=== What you have to do ===
Starting at the first line of the listing below, repeat each line exactly until the line containing "0.040, 0.041, 0.037]", which you include. Leave out pictures.

=== Stored data ===

┏━━

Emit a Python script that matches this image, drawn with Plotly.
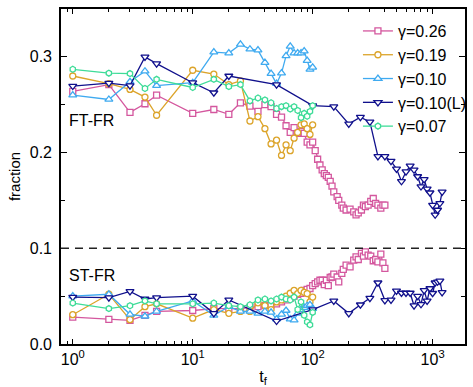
import plotly.graph_objects as go

# ---------------- data ----------------
t_026 = [1, 2, 3, 4, 5, 10, 15, 20, 25, 30, 35, 40, 45, 50, 55, 60, 65, 70, 75, 80, 85, 90, 95, 100,
         105, 110, 115, 120, 125, 130, 135, 140, 145, 150,
         160, 165, 175, 180, 190, 205, 220, 230, 240, 255, 265, 275, 290, 305, 320, 335, 350, 370, 385, 400]
ft_026 = [0.264, 0.271, 0.242, 0.251, 0.260, 0.241, 0.245, 0.240, 0.252, 0.2485, 0.243, 0.250, 0.248, 0.240,
          0.237, 0.228, 0.221, 0.226, 0.220, 0.222, 0.220, 0.211, 0.208, 0.211,
          0.202, 0.193, 0.187, 0.182, 0.178, 0.176, 0.174, 0.170, 0.165, 0.159,
          0.154, 0.150, 0.145, 0.142, 0.140, 0.141, 0.138, 0.135, 0.137, 0.140, 0.145, 0.1435, 0.145, 0.149,
          0.152, 0.147, 0.145, 0.142, 0.145, 0.145]
st_026 = [0.028, 0.0257, 0.0247, 0.030, 0.034, 0.035, 0.037, 0.037, 0.037, 0.038, 0.039, 0.040, 0.041, 0.042,
          0.044, 0.046, 0.048, 0.050, 0.052, 0.053, 0.056, 0.057, 0.058, 0.061,
          0.063, 0.065, 0.0666, 0.0666, 0.062, 0.0666, 0.061, 0.0695, 0.070, 0.073,
          0.070, 0.065, 0.0737, 0.078, 0.0824, 0.0806, 0.0876, 0.091, 0.0883, 0.0946, 0.0918, 0.0963, 0.0929,
          0.0918, 0.087, 0.0883, 0.0858, 0.0939, 0.0848, 0.079]

t_short = [1, 2, 3, 4, 5, 10, 15, 20, 25, 30, 35, 40, 45, 50, 55, 60, 65, 70, 75, 80, 85, 90, 95, 100]
ft_019 = [0.280, 0.272, 0.266, 0.258, 0.239, 0.286, 0.282, 0.271, 0.275, 0.233, 0.2375, 0.225, 0.209, 0.213,
          0.197, 0.208, 0.202, 0.215, 0.221, 0.229, 0.230, 0.225, 0.219, 0.229]
st_019 = [0.0306, 0.052, 0.0254, 0.039, 0.042, 0.027, 0.036, 0.032, 0.034, 0.034, 0.043, 0.040, 0.036, 0.044,
          0.046, 0.050, 0.053, 0.056, 0.0527, 0.056, 0.054, 0.0527, 0.044, 0.049]

ft_010 = [0.260, 0.2555, 0.274, 0.285, 0.270, 0.273, 0.305, 0.304, 0.313, 0.308, 0.307, 0.294, 0.2825, 0.272,
          0.283, 0.301, 0.311, 0.304, 0.304, 0.304, 0.306, 0.296, 0.287, 0.289]
st_010 = [0.050, 0.052, 0.031, 0.029, 0.034, 0.045, 0.030, 0.039, 0.034, 0.034, 0.032, 0.034, 0.033, 0.026,
          0.031, 0.035, 0.026, 0.025, 0.032, 0.036, 0.038, 0.040, 0.041, 0.037]

ft_007 = [0.287, 0.283, 0.2825, 0.267, 0.2765, 0.268, 0.2765, 0.269, 0.271, 0.254, 0.257, 0.255, 0.252, 0.246,
          0.248, 0.249, 0.2455, 0.248, 0.244, 0.2365, 0.241, 0.238, 0.243, 0.249]
st_007 = [0.0428, 0.037, 0.040, 0.045, 0.042, 0.042, 0.0428, 0.040, 0.039, 0.041, 0.046, 0.047, 0.045, 0.047,
          0.049, 0.047, 0.046, 0.049, 0.036, 0.044, 0.030, 0.023, 0.020, 0.033]

t_010L = [1, 2, 3, 4, 5, 10, 15, 20, 50, 100, 150, 200, 250, 300, 350, 400, 450, 500, 550, 600, 650, 700,
          750, 800, 850, 900, 950, 1000, 1050, 1100, 1150, 1200]
ft_010L = [0.2695, 0.2726, 0.270, 0.300, 0.293, 0.273, 0.2625, 0.280, 0.271, 0.249, 0.248, 0.230, 0.237, 0.232,
           0.196, 0.196, 0.191, 0.183, 0.170, 0.180, 0.186, 0.182, 0.175, 0.1645, 0.172, 0.162, 0.158, 0.145,
           0.135, 0.140, 0.147, 0.159]
st_010L = [0.049, 0.0485, 0.055, 0.047, 0.0485, 0.050, 0.032, 0.046, 0.024, 0.036, 0.045, 0.032, 0.041, 0.048,
           0.064, 0.0456, 0.046, 0.0554, 0.0533, 0.0533, 0.0533, 0.040, 0.050, 0.0415, 0.056, 0.045, 0.058,
           0.053, 0.064, 0.065, 0.066, 0.054]

labels = ["\u03b3=0.26", "\u03b3=0.19", "\u03b3=0.10", "\u03b3=0.10(L)", "\u03b3=0.07"]
colors = ["#D4579E", "#DCA42A", "#3FAAF0", "#10108C", "#3EDC98"]
symbols = ["square", "circle", "triangle-up", "triangle-down", "hexagon"]

x_ticks = [1, 10, 100, 1000]
x_ticktext = ["10<sup>0</sup>", "10<sup>1</sup>", "10<sup>2</sup>", "10<sup>3</sup>"]
y_ticks = [0.0, 0.1, 0.2, 0.3]
y_ticktext = ["0.0", "0.1", "0.2", "0.3"]

series = [
    (t_026, ft_026, st_026),
    (t_short, ft_019, st_019),
    (t_short, ft_010, st_010),
    (t_010L, ft_010L, st_010L),
    (t_short, ft_007, st_007),
]

FONT = "Liberation Sans, Arial, sans-serif"

fig = go.Figure()
for (t, ft, st), lab, col, sym in zip(series, labels, colors, symbols):
    xs = list(t) + [None] + list(t)
    ys = list(ft) + [None] + list(st)
    msize = 7 if sym.startswith("triangle") else 6
    fig.add_trace(go.Scatter(
        x=xs, y=ys, name=lab, mode="lines+markers",
        line=dict(color=col, width=1.3),
        marker=dict(symbol=sym, size=msize, color="white", line=dict(color=col, width=1.3)),
        connectgaps=False,
    ))

fig.add_shape(type="line", xref="paper", yref="y", x0=0, x1=1, y0=0.1, y1=0.1,
              line=dict(color="#222222", width=1.5, dash="8px,6px"))

fig.add_annotation(text="FT-FR", xref="paper", yref="y", x=0.016, y=0.233, xanchor="left",
                   showarrow=False, font=dict(size=16, color="black", family=FONT))
fig.add_annotation(text="ST-FR", xref="paper", yref="y", x=0.014, y=0.072, xanchor="left",
                   showarrow=False, font=dict(size=16, color="black", family=FONT))

fig.update_layout(
    width=473, height=387,
    margin=dict(l=61, r=1, t=9, b=43),
    paper_bgcolor="white", plot_bgcolor="white",
    font=dict(family=FONT, size=16, color="black"),
    showlegend=True,
    legend=dict(x=0.735, y=0.985, xanchor="left", yanchor="top", bgcolor="rgba(0,0,0,0)",
                font=dict(size=16, family=FONT), tracegroupgap=0),
)
fig.update_xaxes(
    type="log", range=[-0.098, 3.27],
    tickvals=x_ticks, ticktext=x_ticktext,
    ticks="inside", ticklen=5, tickwidth=1.2, tickcolor="black",
    showline=True, linecolor="black", linewidth=1.6, mirror="ticks",
    showgrid=False, zeroline=False,
    minor=dict(ticks="inside", ticklen=3, tickwidth=1, tickcolor="black", dtick="D1", showgrid=False),
    tickfont=dict(size=16, family=FONT),
    title=dict(text="t<sub>f</sub>", font=dict(size=16, family=FONT), standoff=5),
)
fig.update_yaxes(
    range=[0, 0.35],
    tickvals=y_ticks, ticktext=y_ticktext,
    ticks="inside", ticklen=6, tickwidth=1.2, tickcolor="black",
    showline=True, linecolor="black", linewidth=1.6, mirror="ticks",
    showgrid=False, zeroline=False,
    minor=dict(ticks="inside", ticklen=4, tickwidth=1, tickcolor="black", tickvals=[0.05, 0.15, 0.25], showgrid=False),
    tickfont=dict(size=16, family=FONT),
    ticklabelstandoff=4,
    title=dict(text="fraction", font=dict(size=15, family=FONT), standoff=6),
)

fig.write_html("out.html")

┗━━

=== Response for this exercise ===
Emit a Python script that matches this image, drawn with Plotly.
import plotly.graph_objects as go

# ---------------- data ----------------
t_026 = [1, 2, 3, 4, 5, 10, 15, 20, 25, 30, 35, 40, 45, 50, 55, 60, 65, 70, 75, 80, 85, 90, 95, 100,
         105, 110, 115, 120, 125, 130, 135, 140, 145, 150,
         160, 165, 175, 180, 190, 205, 220, 230, 240, 255, 265, 275, 290, 305, 320, 335, 350, 370, 385, 400]
ft_026 = [0.264, 0.271, 0.242, 0.251, 0.260, 0.241, 0.245, 0.240, 0.252, 0.2485, 0.243, 0.250, 0.248, 0.240,
          0.237, 0.228, 0.221, 0.226, 0.220, 0.222, 0.220, 0.211, 0.208, 0.211,
          0.202, 0.193, 0.187, 0.182, 0.178, 0.176, 0.174, 0.170, 0.165, 0.159,
          0.154, 0.150, 0.145, 0.142, 0.140, 0.141, 0.138, 0.135, 0.137, 0.140, 0.145, 0.1435, 0.145, 0.149,
          0.152, 0.147, 0.145, 0.142, 0.145, 0.145]
st_026 = [0.028, 0.0257, 0.0247, 0.030, 0.034, 0.035, 0.037, 0.037, 0.037, 0.038, 0.039, 0.040, 0.041, 0.042,
          0.044, 0.046, 0.048, 0.050, 0.052, 0.053, 0.056, 0.057, 0.058, 0.061,
          0.063, 0.065, 0.0666, 0.0666, 0.062, 0.0666, 0.061, 0.0695, 0.070, 0.073,
          0.070, 0.065, 0.0737, 0.078, 0.0824, 0.0806, 0.0876, 0.091, 0.0883, 0.0946, 0.0918, 0.0963, 0.0929,
          0.0918, 0.087, 0.0883, 0.0858, 0.0939, 0.0848, 0.079]

t_short = [1, 2, 3, 4, 5, 10, 15, 20, 25, 30, 35, 40, 45, 50, 55, 60, 65, 70, 75, 80, 85, 90, 95, 100]
ft_019 = [0.280, 0.272, 0.266, 0.258, 0.239, 0.286, 0.282, 0.271, 0.275, 0.233, 0.2375, 0.225, 0.209, 0.213,
          0.197, 0.208, 0.202, 0.215, 0.221, 0.229, 0.230, 0.225, 0.219, 0.229]
st_019 = [0.0306, 0.052, 0.0254, 0.039, 0.042, 0.027, 0.036, 0.032, 0.034, 0.034, 0.043, 0.040, 0.036, 0.044,
          0.046, 0.050, 0.053, 0.056, 0.0527, 0.056, 0.054, 0.0527, 0.044, 0.049]

ft_010 = [0.260, 0.2555, 0.274, 0.285, 0.270, 0.273, 0.305, 0.304, 0.313, 0.308, 0.307, 0.294, 0.2825, 0.272,
          0.283, 0.301, 0.311, 0.304, 0.304, 0.304, 0.306, 0.296, 0.287, 0.289]
st_010 = [0.050, 0.052, 0.031, 0.029, 0.034, 0.045, 0.030, 0.039, 0.034, 0.034, 0.032, 0.034, 0.033, 0.026,
          0.031, 0.035, 0.026, 0.025, 0.032, 0.036, 0.038, 0.040, 0.041, 0.037]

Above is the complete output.